Now with two broken legs, Joseph couldn’t go to work, which is a really big deal when you’re trying to provide for a family, but as a provider what are the major things you need?  You’ve got to worry about rent, utilities, food, and maybe a car payment.  Fortunately Joseph and Aubrey are wise with their money and their car is paid for, and they’re at our house, so we’re not exactly going to kick them out or let them go hungry.  The basic necessities could all be met.  

And because I didn’t get the training job that I was hoping for and I had completed the other work project, I was able to be home and help care for Joseph and tend kids and run errands and do whatever else needed to be done.  That way Aubrey didn’t need to carry the entire crushing burden by herself.  I know that the place where I was most needed was in my home.

We needed a bed

Another problem arose: we needed a bed.   Since the little apartment is downstairs and Joseph obviously couldn’t do stairs, he needed to be on the main level during his recovery.  My lovely teenage daughter Anna graciously gave up her bedroom to be the convalescence room and we moved her bed into the family room, where she had no privacy whatsoever, but at least she had a place to sleep.

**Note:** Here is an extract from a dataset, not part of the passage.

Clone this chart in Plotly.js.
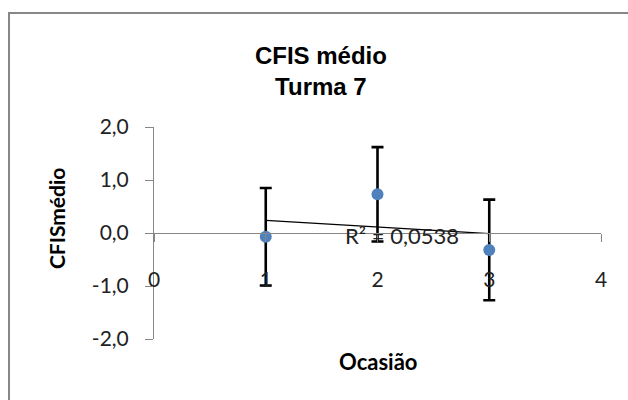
<!DOCTYPE html>
<html>
<head>
<meta charset="utf-8">
<script src="https://cdn.plot.ly/plotly-3.0.1.min.js"></script>
<style>
  html, body { margin: 0; padding: 0; background: #fff; overflow: hidden; }
  #wrap { position: relative; width: 628px; height: 400px; }
  #chart { width: 628px; height: 400px; }
  #frame { position: absolute; left: 8px; top: 12px; width: 700px; height: 500px;
           border-left: 2px solid #878787; border-top: 2px solid #878787; pointer-events: none; }
</style>
</head>
<body>
<div id="wrap">
  <div id="chart"></div>
  <div id="frame"></div>
</div>
<script>
// ---- data ----
const ocasiao = [1, 2, 3];
const cfisMedio = [-0.07, 0.73, -0.32];
const erroPadrao = [0.92, 0.89, 0.95];
const xTickVals = [0, 1, 2, 3, 4];
const xTickText = ["0", "1", "2", "3", "4"];
const yTickVals = [-2, -1, 0, 1, 2];
const yTickText = ["-2,0", "-1,0", "0,0", "1,0", "2,0"];
const r2Label = "R² = 0,0538";

// linear trendline (least squares) from the data
const n = ocasiao.length;
const mx = ocasiao.reduce((a, b) => a + b, 0) / n;
const my = cfisMedio.reduce((a, b) => a + b, 0) / n;
let sxy = 0, sxx = 0;
for (let i = 0; i < n; i++) { sxy += (ocasiao[i] - mx) * (cfisMedio[i] - my); sxx += (ocasiao[i] - mx) ** 2; }
const slope = sxy / sxx, intercept = my - slope * mx;
const trendX = [Math.min(...ocasiao), Math.max(...ocasiao)];
const trendY = trendX.map(x => intercept + slope * x);

const FAM = "Lato, 'Open Sans', sans-serif";
const tickFont = { family: FAM, size: 21, color: "#222" };

const traces = [
  {
    x: trendX, y: trendY, type: "scatter", mode: "lines",
    line: { color: "#000", width: 1.3 }, hoverinfo: "skip", showlegend: false
  },
  {
    x: ocasiao, y: cfisMedio, type: "scatter", mode: "markers",
    marker: { color: "#4F81BD", size: 12 },
    error_y: { type: "data", array: erroPadrao, visible: true, color: "#000", thickness: 2.6, width: 6 },
    showlegend: false
  }
];

const layout = {
  width: 628, height: 400,
  margin: { l: 154, r: 27, t: 127, b: 61 },
  paper_bgcolor: "#fff", plot_bgcolor: "rgba(0,0,0,0)",
  showlegend: false,
  title: {
    text: "<b>CFIS médio</b><br><b>Turma 7</b>",
    font: { family: "'Liberation Sans', Arial, sans-serif", size: 24, color: "#000" },
    x: 0.511, xanchor: "center", y: 0.84, yanchor: "middle"
  },
  xaxis: {
    range: [0, 4], tickvals: xTickVals, ticktext: xTickText,
    showgrid: false, zeroline: false,
    showline: true, linecolor: "#878787", linewidth: 1,
    ticks: "outside", ticklen: 8, tickcolor: "#878787",
    anchor: "free", position: 0.5,
    ticklabelstandoff: 20,
    tickfont: tickFont
  },
  yaxis: {
    range: [-2, 2], tickvals: yTickVals, ticktext: yTickText,
    showgrid: false, zeroline: false,
    showline: true, linecolor: "#878787", linewidth: 1,
    ticks: "outside", ticklen: 8, tickcolor: "#878787",
    ticklabelstandoff: 12,
    tickfont: tickFont
  },
  annotations: [
    {
      x: 2.22, y: -0.04, xref: "x", yref: "y", text: r2Label, showarrow: false,
      font: { family: FAM, size: 22, color: "#222" },
      xanchor: "center", yanchor: "middle"
    },
    {
      text: "<b>Ocasião</b>", xref: "paper", yref: "paper", x: 0.5, y: -0.105,
      xanchor: "center", yanchor: "middle", showarrow: false,
      font: { family: FAM, size: 22, color: "#000" }
    },
    {
      text: "<b>CFISmédio</b>", xref: "paper", yref: "paper", x: -0.219, y: 0.566,
      xanchor: "center", yanchor: "middle", textangle: -90, showarrow: false,
      font: { family: FAM, size: 21, color: "#000" }
    }
  ]
};

Plotly.newPlot("chart", traces, layout, { staticPlot: true, displayModeBar: false });
</script>
</body>
</html>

But we needed another bed for Joseph, and then my married daughter Melanie called to ask if she could borrow the truck to pick up a bed for her guest bedroom she was putting together.  I said, “Sure, no problem, but can we borrow it for 6-8 weeks for Joseph first?”  We kept it wrapped in the plastic, so it would still be nice for her after we returned it, so it probably made crinkly sounds for Joseph when he moved around, but we figured that was the least of his problems, and voila, we had a bed.  What a coincidence.

These things were prepared

So like Nephi, I can testify that these things were prepared of the Lord that we might not perish and the means were provided to help us get through a difficult time.  I openly admit, that I’m not as cool as Nephi.  He showed a level of faith and obedience that I lack. I am weak and foolish, but I’m trying.

In a previous General Conference, President Eyring gave a talk on Gratitude for the blessing of the gospel.  Gratitude for the atonement, gratitude that we get to take the sacrament, gratitude for forgiveness, gratitude for baptism, gratitude for the growth and progress of the church,and gratitude for the love of our savior.  Regardless of the challenges that each one of us are facing, these are blessings that we all share  President Eyring asked us to make a special effort to make gratitude a part of our Sabbath observance and promised that as we do this we will find greatest joy.  And he reminded us to think about the lesson taught in the song “Count Your Many Blessings”:

Count Your Many Blessings

When upon life’s billows you are tempest-tossed,

When you are discouraged, thinking all is lost,

Count your many blessings; name them one by one,

And it will surprise you what the Lord has done.



Count your blessings; Name them one by one

Count your blessings; See what God hath done.

Count your blessings; Name them one by one.

Count your many blessings; See what God hath done.


Are  you ever burdened with a load of care?

Does the cross seem heavy you are called to bear?

Count your many blessings; ev’ry doubt will fly,

And you will be singing as the days go by.


When you look at others with their lands and gold,

Think what Christ has promised you his wealth untold.

Count your many blessings; money cannot buy

Your reward in heaven nor your home on high.


So amid the conflict, whether great or small,

Do not be discouraged; God is over all.

Count your many blessings; angels will attend,

Help and comfort give you to your journey’s end.


Text: Johnson Oatman Jr. 1856-1922

Music: Edwin O. Excell, 1851-1921


With gratitude in our hearts, we can find reasons to sing, even through difficult times.